Please write out the lines of the data exactly, beginning with the first and ending with the line containing "fafa_cr_y = [0.8, 0.4, -0.6, -4.1, -4.1]"; leave the pictures behind.

----- Available data -----

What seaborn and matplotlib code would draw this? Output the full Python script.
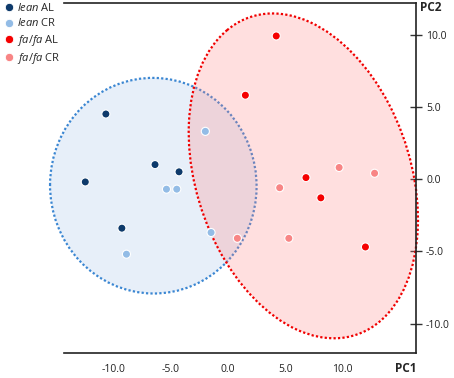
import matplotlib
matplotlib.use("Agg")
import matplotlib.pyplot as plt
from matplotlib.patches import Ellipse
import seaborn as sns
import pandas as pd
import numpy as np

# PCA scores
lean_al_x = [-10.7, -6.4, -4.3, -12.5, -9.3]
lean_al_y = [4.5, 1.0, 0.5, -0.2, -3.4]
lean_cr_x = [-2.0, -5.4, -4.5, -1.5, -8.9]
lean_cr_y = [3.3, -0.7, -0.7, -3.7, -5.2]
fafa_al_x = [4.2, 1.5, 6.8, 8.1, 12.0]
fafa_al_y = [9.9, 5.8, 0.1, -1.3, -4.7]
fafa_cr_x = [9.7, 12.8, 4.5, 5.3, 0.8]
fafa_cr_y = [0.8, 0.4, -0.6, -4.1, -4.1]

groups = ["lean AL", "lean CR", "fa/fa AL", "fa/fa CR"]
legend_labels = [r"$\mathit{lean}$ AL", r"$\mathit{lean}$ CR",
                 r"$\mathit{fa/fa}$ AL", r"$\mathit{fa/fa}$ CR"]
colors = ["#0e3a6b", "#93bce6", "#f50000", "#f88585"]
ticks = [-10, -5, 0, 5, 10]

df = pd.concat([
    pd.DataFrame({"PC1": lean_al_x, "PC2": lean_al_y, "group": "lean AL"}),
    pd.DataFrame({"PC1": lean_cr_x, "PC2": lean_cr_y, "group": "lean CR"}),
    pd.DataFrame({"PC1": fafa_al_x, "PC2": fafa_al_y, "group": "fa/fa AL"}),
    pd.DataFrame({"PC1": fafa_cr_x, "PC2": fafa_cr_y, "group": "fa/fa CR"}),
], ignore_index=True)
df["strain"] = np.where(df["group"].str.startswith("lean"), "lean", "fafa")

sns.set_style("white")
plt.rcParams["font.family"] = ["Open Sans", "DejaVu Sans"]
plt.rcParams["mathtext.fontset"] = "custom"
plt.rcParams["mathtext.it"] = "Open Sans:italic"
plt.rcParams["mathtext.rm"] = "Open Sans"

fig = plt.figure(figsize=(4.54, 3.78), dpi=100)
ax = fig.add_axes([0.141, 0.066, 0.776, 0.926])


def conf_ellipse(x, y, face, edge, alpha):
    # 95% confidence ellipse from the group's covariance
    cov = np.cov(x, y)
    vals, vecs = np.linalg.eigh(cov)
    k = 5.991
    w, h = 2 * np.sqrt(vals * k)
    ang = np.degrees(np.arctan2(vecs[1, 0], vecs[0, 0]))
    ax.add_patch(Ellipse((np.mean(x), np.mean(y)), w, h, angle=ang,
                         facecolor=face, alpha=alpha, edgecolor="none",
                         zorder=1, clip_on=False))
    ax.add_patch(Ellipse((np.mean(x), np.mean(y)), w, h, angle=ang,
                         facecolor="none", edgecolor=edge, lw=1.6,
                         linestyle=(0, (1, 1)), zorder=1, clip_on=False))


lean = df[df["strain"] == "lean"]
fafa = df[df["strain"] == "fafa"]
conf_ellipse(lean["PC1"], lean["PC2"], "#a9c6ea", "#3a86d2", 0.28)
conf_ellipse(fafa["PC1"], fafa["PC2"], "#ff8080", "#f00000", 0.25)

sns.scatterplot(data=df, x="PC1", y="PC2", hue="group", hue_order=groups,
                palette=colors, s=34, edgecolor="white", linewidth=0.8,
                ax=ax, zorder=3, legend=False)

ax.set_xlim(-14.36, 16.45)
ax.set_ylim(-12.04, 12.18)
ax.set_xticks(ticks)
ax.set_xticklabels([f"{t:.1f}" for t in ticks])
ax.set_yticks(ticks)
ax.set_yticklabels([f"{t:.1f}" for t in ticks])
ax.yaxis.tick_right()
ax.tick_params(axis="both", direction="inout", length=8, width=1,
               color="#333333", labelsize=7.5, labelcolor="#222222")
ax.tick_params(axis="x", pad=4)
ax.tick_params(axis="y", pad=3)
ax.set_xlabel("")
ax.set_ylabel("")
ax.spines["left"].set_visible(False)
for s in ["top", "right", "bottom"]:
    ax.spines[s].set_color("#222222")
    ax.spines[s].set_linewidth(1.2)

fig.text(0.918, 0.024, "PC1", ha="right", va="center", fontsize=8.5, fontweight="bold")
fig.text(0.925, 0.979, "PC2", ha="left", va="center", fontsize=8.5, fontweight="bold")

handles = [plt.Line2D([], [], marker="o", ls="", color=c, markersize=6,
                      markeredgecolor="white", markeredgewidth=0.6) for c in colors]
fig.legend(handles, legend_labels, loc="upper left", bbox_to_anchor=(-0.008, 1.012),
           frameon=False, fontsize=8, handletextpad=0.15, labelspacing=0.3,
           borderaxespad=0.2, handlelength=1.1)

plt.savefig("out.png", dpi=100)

-----

The answer:
What seaborn and matplotlib code would draw this? Output the full Python script.
import matplotlib
matplotlib.use("Agg")
import matplotlib.pyplot as plt
from matplotlib.patches import Ellipse
import seaborn as sns
import pandas as pd
import numpy as np

# PCA scores
lean_al_x = [-10.7, -6.4, -4.3, -12.5, -9.3]
lean_al_y = [4.5, 1.0, 0.5, -0.2, -3.4]
lean_cr_x = [-2.0, -5.4, -4.5, -1.5, -8.9]
lean_cr_y = [3.3, -0.7, -0.7, -3.7, -5.2]
fafa_al_x = [4.2, 1.5, 6.8, 8.1, 12.0]
fafa_al_y = [9.9, 5.8, 0.1, -1.3, -4.7]
fafa_cr_x = [9.7, 12.8, 4.5, 5.3, 0.8]
fafa_cr_y = [0.8, 0.4, -0.6, -4.1, -4.1]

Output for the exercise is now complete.